Well, we yielded the lowest over qualification rates, which we're very happy about.  

The question was, ‘which of the following have you done in the last three months?’ And the item along that list that we were looking for was registered as a personal trainer. The actual percentage of personal trainers in the SAGE cohort is less than half of a percent.  

So, as you can see, we did quite well. Aggregators did a little worse and the exchanges and first-parties did much more poorly.  

When we used the obvious screen, it was a little worse. And hilariously, there was one vendor where something like, 20% of their sample said that they were pilots. Something crazy like that. As you can see, the veiled screener does a much better job on that. 

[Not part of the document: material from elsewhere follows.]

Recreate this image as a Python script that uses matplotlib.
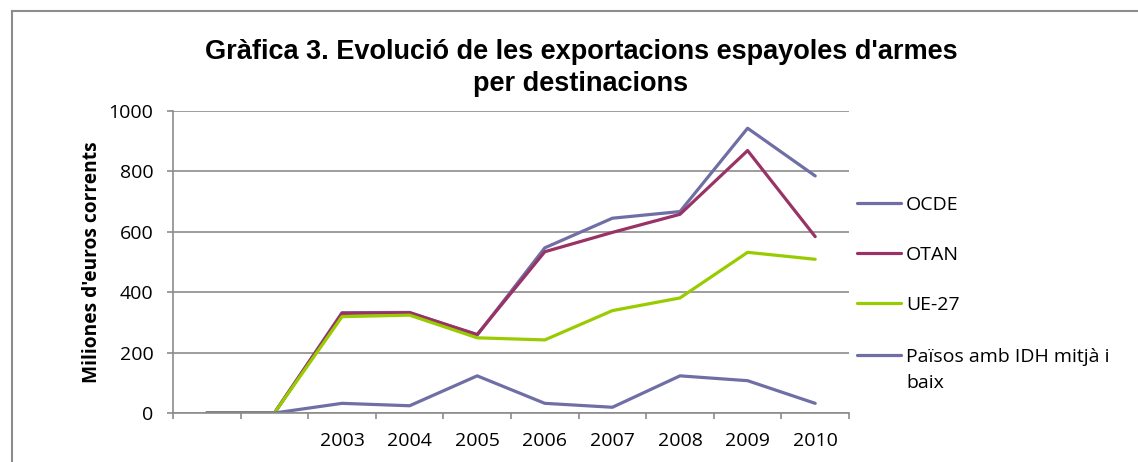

In conclusion, we recommend you do this for your own vendors. If you are looking at multiple survey providers that you're using, compare and contrast, see how we're doing, how they're doing.  

But in this independent third-party study, looking at a relatively straightforward survey, the kind that we get all the time, our third-party said that we had the best sample acceptance rates, the highest representativeness, best open-end quality, and the least over qualification. 

Thank you so much for listening to the presentation. I'm looking forward to having a conversation with you when we do the round table. Thank you.